* start *

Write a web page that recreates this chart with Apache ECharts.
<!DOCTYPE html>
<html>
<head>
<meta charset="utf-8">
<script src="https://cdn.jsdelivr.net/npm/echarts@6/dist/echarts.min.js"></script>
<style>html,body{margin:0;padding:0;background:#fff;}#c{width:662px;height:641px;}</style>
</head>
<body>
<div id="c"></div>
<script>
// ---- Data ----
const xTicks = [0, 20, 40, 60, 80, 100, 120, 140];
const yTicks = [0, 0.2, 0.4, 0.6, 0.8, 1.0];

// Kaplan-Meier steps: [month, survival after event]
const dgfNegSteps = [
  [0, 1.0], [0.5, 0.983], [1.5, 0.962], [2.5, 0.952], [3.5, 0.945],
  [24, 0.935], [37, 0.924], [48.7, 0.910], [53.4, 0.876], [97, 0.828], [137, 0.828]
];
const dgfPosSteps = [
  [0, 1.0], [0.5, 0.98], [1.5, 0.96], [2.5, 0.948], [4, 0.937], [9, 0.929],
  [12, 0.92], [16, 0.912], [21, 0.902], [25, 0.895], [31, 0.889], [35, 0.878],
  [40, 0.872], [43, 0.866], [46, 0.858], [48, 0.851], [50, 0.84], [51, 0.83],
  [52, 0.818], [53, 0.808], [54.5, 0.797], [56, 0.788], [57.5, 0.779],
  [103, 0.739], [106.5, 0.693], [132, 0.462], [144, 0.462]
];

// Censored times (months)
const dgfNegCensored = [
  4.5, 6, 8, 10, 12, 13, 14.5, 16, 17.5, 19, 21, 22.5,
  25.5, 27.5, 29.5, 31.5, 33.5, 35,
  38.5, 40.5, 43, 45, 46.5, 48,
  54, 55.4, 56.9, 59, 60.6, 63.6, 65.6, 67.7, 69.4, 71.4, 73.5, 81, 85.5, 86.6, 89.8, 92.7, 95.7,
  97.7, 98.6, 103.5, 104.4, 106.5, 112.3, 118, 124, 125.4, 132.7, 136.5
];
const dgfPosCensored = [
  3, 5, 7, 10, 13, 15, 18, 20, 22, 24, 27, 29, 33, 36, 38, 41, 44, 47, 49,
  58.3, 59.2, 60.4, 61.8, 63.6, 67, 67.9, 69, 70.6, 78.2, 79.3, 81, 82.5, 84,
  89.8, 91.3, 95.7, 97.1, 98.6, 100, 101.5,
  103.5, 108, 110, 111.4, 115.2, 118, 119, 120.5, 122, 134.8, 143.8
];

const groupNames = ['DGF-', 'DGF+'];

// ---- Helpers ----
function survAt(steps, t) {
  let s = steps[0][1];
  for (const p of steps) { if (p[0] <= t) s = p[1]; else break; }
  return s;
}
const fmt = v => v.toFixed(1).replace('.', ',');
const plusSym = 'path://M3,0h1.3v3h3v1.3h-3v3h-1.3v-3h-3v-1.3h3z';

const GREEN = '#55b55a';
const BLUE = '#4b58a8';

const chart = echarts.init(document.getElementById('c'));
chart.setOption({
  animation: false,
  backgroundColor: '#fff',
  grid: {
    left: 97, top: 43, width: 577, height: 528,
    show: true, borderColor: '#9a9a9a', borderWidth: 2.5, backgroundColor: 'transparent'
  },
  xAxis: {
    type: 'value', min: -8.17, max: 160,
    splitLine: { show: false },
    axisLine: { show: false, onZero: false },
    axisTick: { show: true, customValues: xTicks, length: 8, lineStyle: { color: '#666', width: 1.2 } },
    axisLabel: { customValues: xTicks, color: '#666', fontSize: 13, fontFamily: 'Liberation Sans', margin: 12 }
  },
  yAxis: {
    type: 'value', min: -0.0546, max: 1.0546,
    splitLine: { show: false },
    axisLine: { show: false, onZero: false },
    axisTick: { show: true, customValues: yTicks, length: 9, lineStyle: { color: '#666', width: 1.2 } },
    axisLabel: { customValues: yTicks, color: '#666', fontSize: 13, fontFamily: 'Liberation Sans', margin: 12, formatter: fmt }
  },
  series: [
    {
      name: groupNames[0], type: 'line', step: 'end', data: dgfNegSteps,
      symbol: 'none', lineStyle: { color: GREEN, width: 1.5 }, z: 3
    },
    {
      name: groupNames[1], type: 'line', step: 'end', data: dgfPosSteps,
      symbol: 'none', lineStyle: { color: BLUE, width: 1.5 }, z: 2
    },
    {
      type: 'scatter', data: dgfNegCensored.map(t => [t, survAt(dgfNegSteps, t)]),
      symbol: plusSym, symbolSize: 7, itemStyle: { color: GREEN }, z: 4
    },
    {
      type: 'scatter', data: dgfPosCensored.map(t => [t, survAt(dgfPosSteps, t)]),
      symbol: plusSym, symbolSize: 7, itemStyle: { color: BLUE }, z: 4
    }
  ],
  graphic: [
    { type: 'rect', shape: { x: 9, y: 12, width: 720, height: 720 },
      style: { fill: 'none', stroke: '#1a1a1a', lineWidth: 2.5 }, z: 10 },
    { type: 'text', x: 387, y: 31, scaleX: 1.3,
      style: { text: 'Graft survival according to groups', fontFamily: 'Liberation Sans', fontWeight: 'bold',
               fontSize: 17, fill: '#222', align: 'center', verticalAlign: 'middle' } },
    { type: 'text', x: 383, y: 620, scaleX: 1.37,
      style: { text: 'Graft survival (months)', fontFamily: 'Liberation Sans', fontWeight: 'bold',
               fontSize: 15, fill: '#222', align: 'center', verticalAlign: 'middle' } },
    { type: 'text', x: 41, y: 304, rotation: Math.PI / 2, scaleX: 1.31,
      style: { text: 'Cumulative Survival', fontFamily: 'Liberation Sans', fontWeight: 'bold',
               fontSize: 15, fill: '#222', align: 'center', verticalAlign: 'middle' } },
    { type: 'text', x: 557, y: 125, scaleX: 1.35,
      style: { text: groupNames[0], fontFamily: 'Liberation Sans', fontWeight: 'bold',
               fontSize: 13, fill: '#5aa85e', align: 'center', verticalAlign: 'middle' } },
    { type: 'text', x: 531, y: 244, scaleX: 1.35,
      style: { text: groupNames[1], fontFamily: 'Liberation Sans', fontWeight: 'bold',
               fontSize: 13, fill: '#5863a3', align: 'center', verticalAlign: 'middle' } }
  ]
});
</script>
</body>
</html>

* end *

Required task =
Copy every line of the material, please, keeping it exactly the same.

The reply =
Write a web page that recreates this chart with Apache ECharts.
<!DOCTYPE html>
<html>
<head>
<meta charset="utf-8">
<script src="https://cdn.jsdelivr.net/npm/echarts@6/dist/echarts.min.js"></script>
<style>html,body{margin:0;padding:0;background:#fff;}#c{width:662px;height:641px;}</style>
</head>
<body>
<div id="c"></div>
<script>
// ---- Data ----
const xTicks = [0, 20, 40, 60, 80, 100, 120, 140];
const yTicks = [0, 0.2, 0.4, 0.6, 0.8, 1.0];

// Kaplan-Meier steps: [month, survival after event]
const dgfNegSteps = [
  [0, 1.0], [0.5, 0.983], [1.5, 0.962], [2.5, 0.952], [3.5, 0.945],
  [24, 0.935], [37, 0.924], [48.7, 0.910], [53.4, 0.876], [97, 0.828], [137, 0.828]
];
const dgfPosSteps = [
  [0, 1.0], [0.5, 0.98], [1.5, 0.96], [2.5, 0.948], [4, 0.937], [9, 0.929],
  [12, 0.92], [16, 0.912], [21, 0.902], [25, 0.895], [31, 0.889], [35, 0.878],
  [40, 0.872], [43, 0.866], [46, 0.858], [48, 0.851], [50, 0.84], [51, 0.83],
  [52, 0.818], [53, 0.808], [54.5, 0.797], [56, 0.788], [57.5, 0.779],
  [103, 0.739], [106.5, 0.693], [132, 0.462], [144, 0.462]
];

// Censored times (months)
const dgfNegCensored = [
  4.5, 6, 8, 10, 12, 13, 14.5, 16, 17.5, 19, 21, 22.5,
  25.5, 27.5, 29.5, 31.5, 33.5, 35,
  38.5, 40.5, 43, 45, 46.5, 48,
  54, 55.4, 56.9, 59, 60.6, 63.6, 65.6, 67.7, 69.4, 71.4, 73.5, 81, 85.5, 86.6, 89.8, 92.7, 95.7,
  97.7, 98.6, 103.5, 104.4, 106.5, 112.3, 118, 124, 125.4, 132.7, 136.5
];
const dgfPosCensored = [
  3, 5, 7, 10, 13, 15, 18, 20, 22, 24, 27, 29, 33, 36, 38, 41, 44, 47, 49,
  58.3, 59.2, 60.4, 61.8, 63.6, 67, 67.9, 69, 70.6, 78.2, 79.3, 81, 82.5, 84,
  89.8, 91.3, 95.7, 97.1, 98.6, 100, 101.5,
  103.5, 108, 110, 111.4, 115.2, 118, 119, 120.5, 122, 134.8, 143.8
];

const groupNames = ['DGF-', 'DGF+'];

// ---- Helpers ----
function survAt(steps, t) {
  let s = steps[0][1];
  for (const p of steps) { if (p[0] <= t) s = p[1]; else break; }
  return s;
}
const fmt = v => v.toFixed(1).replace('.', ',');
const plusSym = 'path://M3,0h1.3v3h3v1.3h-3v3h-1.3v-3h-3v-1.3h3z';

const GREEN = '#55b55a';
const BLUE = '#4b58a8';

const chart = echarts.init(document.getElementById('c'));
chart.setOption({
  animation: false,
  backgroundColor: '#fff',
  grid: {
    left: 97, top: 43, width: 577, height: 528,
    show: true, borderColor: '#9a9a9a', borderWidth: 2.5, backgroundColor: 'transparent'
  },
  xAxis: {
    type: 'value', min: -8.17, max: 160,
    splitLine: { show: false },
    axisLine: { show: false, onZero: false },
    axisTick: { show: true, customValues: xTicks, length: 8, lineStyle: { color: '#666', width: 1.2 } },
    axisLabel: { customValues: xTicks, color: '#666', fontSize: 13, fontFamily: 'Liberation Sans', margin: 12 }
  },
  yAxis: {
    type: 'value', min: -0.0546, max: 1.0546,
    splitLine: { show: false },
    axisLine: { show: false, onZero: false },
    axisTick: { show: true, customValues: yTicks, length: 9, lineStyle: { color: '#666', width: 1.2 } },
    axisLabel: { customValues: yTicks, color: '#666', fontSize: 13, fontFamily: 'Liberation Sans', margin: 12, formatter: fmt }
  },
  series: [
    {
      name: groupNames[0], type: 'line', step: 'end', data: dgfNegSteps,
      symbol: 'none', lineStyle: { color: GREEN, width: 1.5 }, z: 3
    },
    {
      name: groupNames[1], type: 'line', step: 'end', data: dgfPosSteps,
      symbol: 'none', lineStyle: { color: BLUE, width: 1.5 }, z: 2
    },
    {
      type: 'scatter', data: dgfNegCensored.map(t => [t, survAt(dgfNegSteps, t)]),
      symbol: plusSym, symbolSize: 7, itemStyle: { color: GREEN }, z: 4
    },
    {
      type: 'scatter', data: dgfPosCensored.map(t => [t, survAt(dgfPosSteps, t)]),
      symbol: plusSym, symbolSize: 7, itemStyle: { color: BLUE }, z: 4
    }
  ],
  graphic: [
    { type: 'rect', shape: { x: 9, y: 12, width: 720, height: 720 },
      style: { fill: 'none', stroke: '#1a1a1a', lineWidth: 2.5 }, z: 10 },
    { type: 'text', x: 387, y: 31, scaleX: 1.3,
      style: { text: 'Graft survival according to groups', fontFamily: 'Liberation Sans', fontWeight: 'bold',
               fontSize: 17, fill: '#222', align: 'center', verticalAlign: 'middle' } },
    { type: 'text', x: 383, y: 620, scaleX: 1.37,
      style: { text: 'Graft survival (months)', fontFamily: 'Liberation Sans', fontWeight: 'bold',
               fontSize: 15, fill: '#222', align: 'center', verticalAlign: 'middle' } },
    { type: 'text', x: 41, y: 304, rotation: Math.PI / 2, scaleX: 1.31,
      style: { text: 'Cumulative Survival', fontFamily: 'Liberation Sans', fontWeight: 'bold',
               fontSize: 15, fill: '#222', align: 'center', verticalAlign: 'middle' } },
    { type: 'text', x: 557, y: 125, scaleX: 1.35,
      style: { text: groupNames[0], fontFamily: 'Liberation Sans', fontWeight: 'bold',
               fontSize: 13, fill: '#5aa85e', align: 'center', verticalAlign: 'middle' } },
    { type: 'text', x: 531, y: 244, scaleX: 1.35,
      style: { text: groupNames[1], fontFamily: 'Liberation Sans', fontWeight: 'bold',
               fontSize: 13, fill: '#5863a3', align: 'center', verticalAlign: 'middle' } }
  ]
});
</script>
</body>
</html>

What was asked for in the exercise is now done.